Scooby isn't rocket science, folks. You know going in that it's going to be pretty outrageous most of the time, which it is. Yet, just in the way The Brady Bunch Movie worked by mimicking the TV show, the movie follows right along in the spirit of the original cartoon, so it becomes immediately comfortable. There were some reservations before the film came out, mainly in regards to how a computer-generated Scooby was going to hold up within a live-action movie. Interestingly, Scooby isn't really the star of the show like you might think, but rather just another integral part of the whole picture. He fits in just fine, but you have to have a great Shaggy to compliment him, which Lillard provides in spades.
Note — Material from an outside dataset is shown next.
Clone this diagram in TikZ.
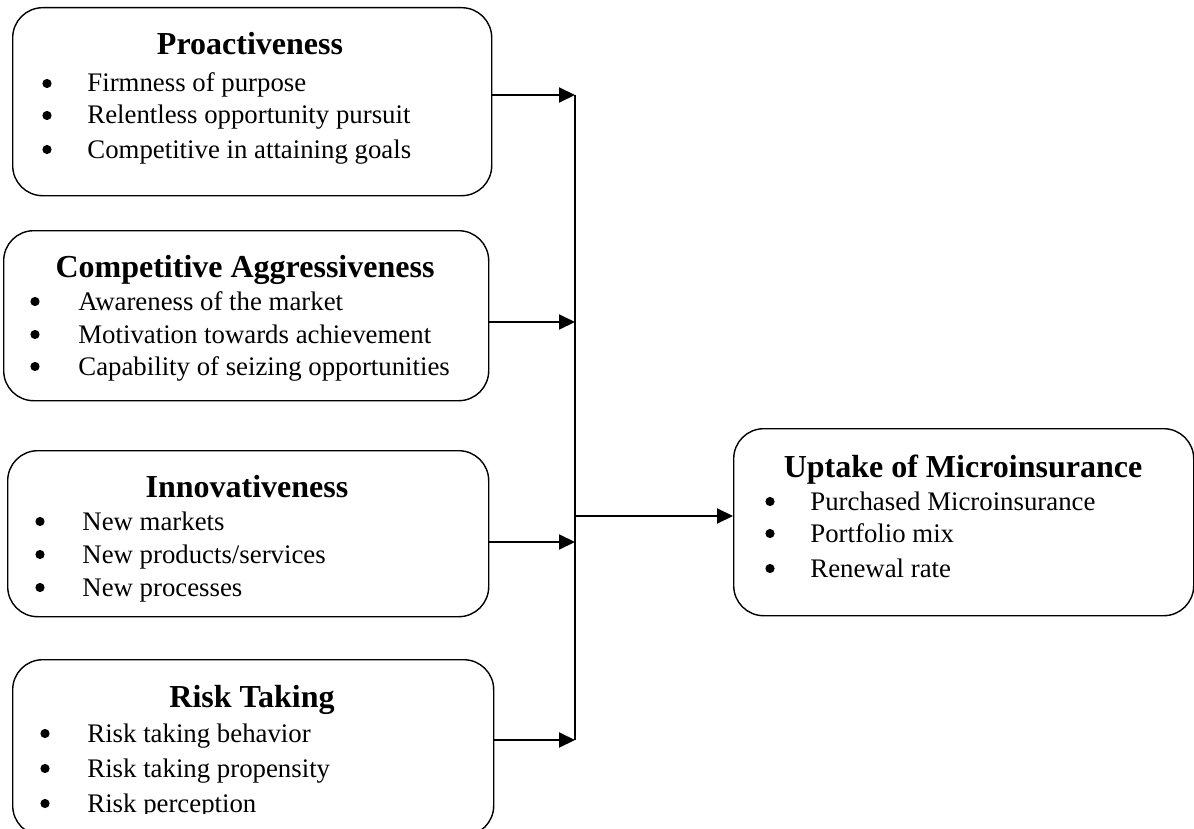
\documentclass[tikz,border=0pt]{standalone}
\usepackage{fontspec}
\setmainfont{Liberation Serif}
\usetikzlibrary{arrows.meta}
\begin{document}
\begin{tikzpicture}[x=0.5pt,y=-0.5pt,
  box/.style={draw, rounded corners=15pt, line width=0.7pt, inner sep=0pt, anchor=north west},
  ttl/.style={font=\fontsize{16}{19}\selectfont\bfseries, anchor=base, inner sep=0pt},
  itm/.style={font=\fontsize{13.4}{16}\selectfont, anchor=base west, inner sep=0pt},
  bul/.style={circle, fill, inner sep=0pt, minimum size=4.6pt},
  conn/.style={line width=1pt, -{Triangle[length=8pt,width=7.5pt]}},
  vline/.style={line width=0.65pt}]
\clip (0,0) rectangle (1194,829);
\fill[white] (0,0) rectangle (1194,829);
% boxes
\node[box, minimum width=239.5pt, minimum height=94pt] (b1) at (12,7) {};
\node[box, minimum width=242.5pt, minimum height=85pt] (b2) at (3,230) {};
\node[box, minimum width=240.5pt, minimum height=83pt] (b3) at (7,450) {};
\node[box, minimum width=240.5pt, minimum height=88pt] (b4) at (12,659) {};
\node[box, minimum width=230pt, minimum height=93.5pt] (b5) at (733,428) {};
% box 1
\node[ttl] (t1) at (250,55) {Proactiveness};
\node[bul] (p11) at (47,83.5) {};
\node[itm] (i11) at (87,92) {Firmness of purpose};
\node[bul] (p12) at (47,115.5) {};
\node[itm] (i12) at (87,124) {Relentless opportunity pursuit};
\node[bul] (p13) at (47,149.5) {};
\node[itm] (i13) at (87,158) {Competitive in attaining goals};
% box 2
\node[ttl] (t2) at (245,277) {Competitive Aggressiveness};
\node[bul] (p21) at (35,301.5) {};
\node[itm] (i21) at (78,310) {Awareness of the market};
\node[bul] (p22) at (35,334.5) {};
\node[itm] (i22) at (78,343) {Motivation towards achievement};
\node[bul] (p23) at (35,366.5) {};
\node[itm] (i23) at (78,375) {Capability of seizing opportunities};
% box 3
\node[ttl] (t3) at (247,497) {Innovativeness};
\node[bul] (p31) at (40,521.5) {};
\node[itm] (i31) at (82,530) {New markets};
\node[bul] (p32) at (40,554.5) {};
\node[itm] (i32) at (82,563) {New products/services};
\node[bul] (p33) at (40,587.5) {};
\node[itm] (i33) at (82,596) {New processes};
% box 4
\node[ttl] (t4) at (252,707) {Risk Taking};
\node[bul] (p41) at (45,733.5) {};
\node[itm] (i41) at (87,742) {Risk taking behavior};
\node[bul] (p42) at (45,768.5) {};
\node[itm] (i42) at (87,777) {Risk taking propensity};
\node[bul] (p43) at (45,803.5) {};
\begin{scope}
\clip (0,0) rectangle (1194,813);
\node[itm] (i43) at (87,812) {Risk perception};
\end{scope}
% box 5
\node[ttl] (t5) at (963,477) {Uptake of Microinsurance};
\node[bul] (p51) at (770,501.5) {};
\node[itm] (i51) at (810,510) {Purchased Microinsurance};
\node[bul] (p52) at (770,533.5) {};
\node[itm] (i52) at (810,542) {Portfolio mix};
\node[bul] (p53) at (770,568.5) {};
\node[itm] (i53) at (810,577) {Renewal rate};
% connectors
\coordinate (j1) at (575,95);
\coordinate (j2) at (575,322);
\coordinate (j3) at (575,542);
\coordinate (j4) at (575,740);
\coordinate (jm) at (575,516);
\draw[vline] (j1) -- (j4);
\draw[conn] (b1.east |- j1) -- (j1);
\draw[conn] (b2.east |- j2) -- (j2);
\draw[conn] (b3.east |- j3) -- (j3);
\draw[conn] (b4.east |- j4) -- (j4);
\draw[conn] (jm) -- (b5.west |- jm);
\end{tikzpicture}
\end{document}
The real problem is that older fans might only be entertained by a few adult jokes (like the inference that drugs cause Shag and Scoob's endless hunger) and the fact that villain is a real surprise. This is really a film for the tween genre (8-12), with plenty of bathroom humor and slapstick comedy. It's not necessarily a bad thing, but knowing that Scooby has a fan base which covers a wide range, it would have been nice to have a few more in- jokes to make us adults fall out of our chairs--even if they went over the kids' heads at the same time.

Bottom Line

Scooby-Doo stays true to its cartoon roots, with the performances by the young cast nailing their animated counterparts to a tee. Yet, it is truly for the younger set, even if us old folks wanted a little more adult humor.